The first cases of political grouping of the regions for economic opposition to the "centre" have been registered. This has been furthered by the rash attempt of the "centre" to "introduce proper order" (for example, the Law on the Budget System for 1992, adopted on July 17, 1992 by the Supreme Soviet of the Russian Federation, and Parliament's resolutions, which envisage sanctions against regions violating two-channel taxation). The fact that these blocs are being formed at a "qualitatively new stage" is rather disturbing. Some of the republics not only "prepare to take additional measures in fortifying their state sovereignty", but also unite in their struggle against the Centre (i.e., the signing of a joint declaration by the leaderships of Tatarstan, Bashkortostan and Sakha (Yakutia), targeted against the aforesaid decision of the Parliament). "The qualitatively new stage" also includes the fact that both the subjects of the Federation Treaty (in this case, Bashkortostan and Sakha (Yakutia), and the republics that did not sign it (Tatarstan)) are beginning to band together

against the federal Centre. This presents a threat to the present Federation and may lead to a situation in which at least some of the republics will rescind their signing of the Federation Treaty.

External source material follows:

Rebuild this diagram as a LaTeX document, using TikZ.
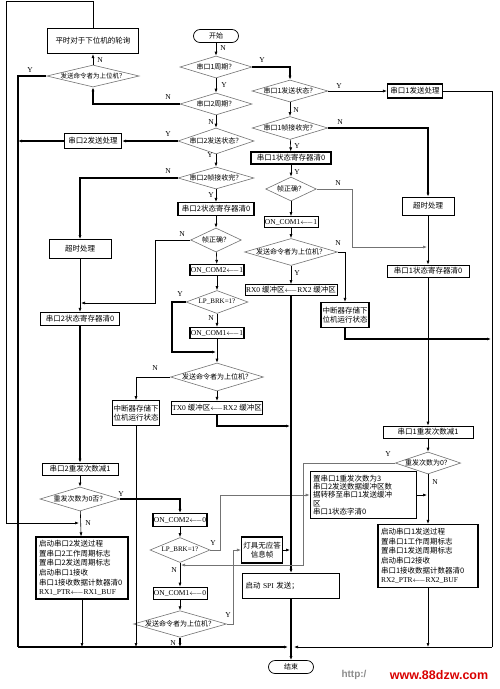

Conflicts within separate regions deserve special mention. These may also include those between small nationalities and regional authorities. For example, the conflict in Primorski Krai between the Udydeya people and the administration of the krai arose because of the timber-felling by the South Korean corporation Hende, which was destroying the environment of the Udygea people. The Ussuriy Caussaks also supported the demands of the Udygea. Other conflicts may be between the Russian population and republican authorities declaring the independence of the republic. In the latter case, if the Russian population is densely distributed, then a demand for a Russian autonomy within the republic may arise. Such a situation was developing some time ago in the Republic of Sakha (Yakutia). Also the demands of some nationalities to create national areas (for example, the Congress of the Shapsug People set forth such demands in the Krasnodar Krai), and potential clashes between the regions can be classified as conflicts of the latter type. The conflicts between regions are connected with the fact that many of the borders between the republics and oblasts of the Russian Federation are rather ill-defined, and there are cases in which a city administratively subordinated to one oblast is mostly situated on the territory of another republic (such as Saratov, which is situated on the border- line of the Nizhni Novgorod oblast and Mordovia).